JOB – Starting at the first line of the data below, write out each line exactly until you reach the line containing "from bokeh.resources import INLINE", and include that line too.

SOURCE DATA –
———

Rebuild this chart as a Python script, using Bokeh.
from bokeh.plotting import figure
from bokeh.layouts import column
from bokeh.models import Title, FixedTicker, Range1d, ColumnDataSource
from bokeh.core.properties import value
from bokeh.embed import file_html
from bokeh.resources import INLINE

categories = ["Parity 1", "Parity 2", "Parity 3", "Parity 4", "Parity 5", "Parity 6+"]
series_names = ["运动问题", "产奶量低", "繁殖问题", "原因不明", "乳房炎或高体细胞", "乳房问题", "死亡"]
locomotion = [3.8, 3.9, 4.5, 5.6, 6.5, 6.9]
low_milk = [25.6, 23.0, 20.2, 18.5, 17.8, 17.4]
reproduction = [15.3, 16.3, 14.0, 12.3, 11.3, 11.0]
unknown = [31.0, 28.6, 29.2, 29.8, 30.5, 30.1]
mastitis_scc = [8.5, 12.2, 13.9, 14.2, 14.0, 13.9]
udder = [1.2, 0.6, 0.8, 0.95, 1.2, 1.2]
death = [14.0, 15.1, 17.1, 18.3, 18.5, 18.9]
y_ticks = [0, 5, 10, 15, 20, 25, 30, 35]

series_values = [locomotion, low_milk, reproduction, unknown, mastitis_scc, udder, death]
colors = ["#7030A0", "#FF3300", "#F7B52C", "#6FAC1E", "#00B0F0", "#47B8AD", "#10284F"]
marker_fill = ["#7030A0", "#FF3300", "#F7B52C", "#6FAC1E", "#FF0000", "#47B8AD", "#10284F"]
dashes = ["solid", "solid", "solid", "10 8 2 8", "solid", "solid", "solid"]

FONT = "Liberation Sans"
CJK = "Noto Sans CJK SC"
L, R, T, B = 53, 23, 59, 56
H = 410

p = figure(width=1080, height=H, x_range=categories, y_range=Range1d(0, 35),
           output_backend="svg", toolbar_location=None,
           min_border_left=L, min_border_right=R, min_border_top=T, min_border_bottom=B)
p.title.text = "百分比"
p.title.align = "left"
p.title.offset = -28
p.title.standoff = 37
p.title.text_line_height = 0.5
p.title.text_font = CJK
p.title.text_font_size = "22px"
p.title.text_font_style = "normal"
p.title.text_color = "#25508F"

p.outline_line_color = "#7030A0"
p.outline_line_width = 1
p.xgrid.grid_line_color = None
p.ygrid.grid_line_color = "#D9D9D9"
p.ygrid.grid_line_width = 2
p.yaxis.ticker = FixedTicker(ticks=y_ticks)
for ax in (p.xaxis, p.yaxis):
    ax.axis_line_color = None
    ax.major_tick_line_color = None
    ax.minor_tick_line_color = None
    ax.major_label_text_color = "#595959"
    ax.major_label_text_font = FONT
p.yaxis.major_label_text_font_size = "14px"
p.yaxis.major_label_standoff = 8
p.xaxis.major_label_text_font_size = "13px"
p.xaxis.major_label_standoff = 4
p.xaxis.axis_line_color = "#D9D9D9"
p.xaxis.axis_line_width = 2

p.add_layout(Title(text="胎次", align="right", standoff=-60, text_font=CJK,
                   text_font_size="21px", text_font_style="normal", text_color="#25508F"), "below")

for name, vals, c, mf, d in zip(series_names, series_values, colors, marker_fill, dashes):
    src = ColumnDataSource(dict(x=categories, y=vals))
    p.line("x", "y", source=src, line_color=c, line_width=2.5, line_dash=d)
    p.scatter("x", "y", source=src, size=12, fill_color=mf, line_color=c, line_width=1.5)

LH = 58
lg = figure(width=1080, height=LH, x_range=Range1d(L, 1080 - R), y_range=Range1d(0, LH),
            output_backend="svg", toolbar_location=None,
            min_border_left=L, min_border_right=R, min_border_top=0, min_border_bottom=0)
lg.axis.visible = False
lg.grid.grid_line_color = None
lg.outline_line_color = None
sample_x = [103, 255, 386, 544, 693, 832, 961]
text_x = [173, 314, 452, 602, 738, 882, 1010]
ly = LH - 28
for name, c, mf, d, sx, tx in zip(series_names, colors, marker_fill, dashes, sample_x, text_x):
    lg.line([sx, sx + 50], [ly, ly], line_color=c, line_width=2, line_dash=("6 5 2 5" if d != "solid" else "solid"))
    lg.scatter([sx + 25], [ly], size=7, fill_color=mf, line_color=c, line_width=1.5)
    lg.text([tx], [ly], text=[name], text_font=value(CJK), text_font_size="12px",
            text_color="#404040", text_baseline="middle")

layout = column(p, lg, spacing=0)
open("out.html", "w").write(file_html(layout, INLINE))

———

TASK SOLUTION –
Rebuild this chart as a Python script, using Bokeh.
from bokeh.plotting import figure
from bokeh.layouts import column
from bokeh.models import Title, FixedTicker, Range1d, ColumnDataSource
from bokeh.core.properties import value
from bokeh.embed import file_html
from bokeh.resources import INLINE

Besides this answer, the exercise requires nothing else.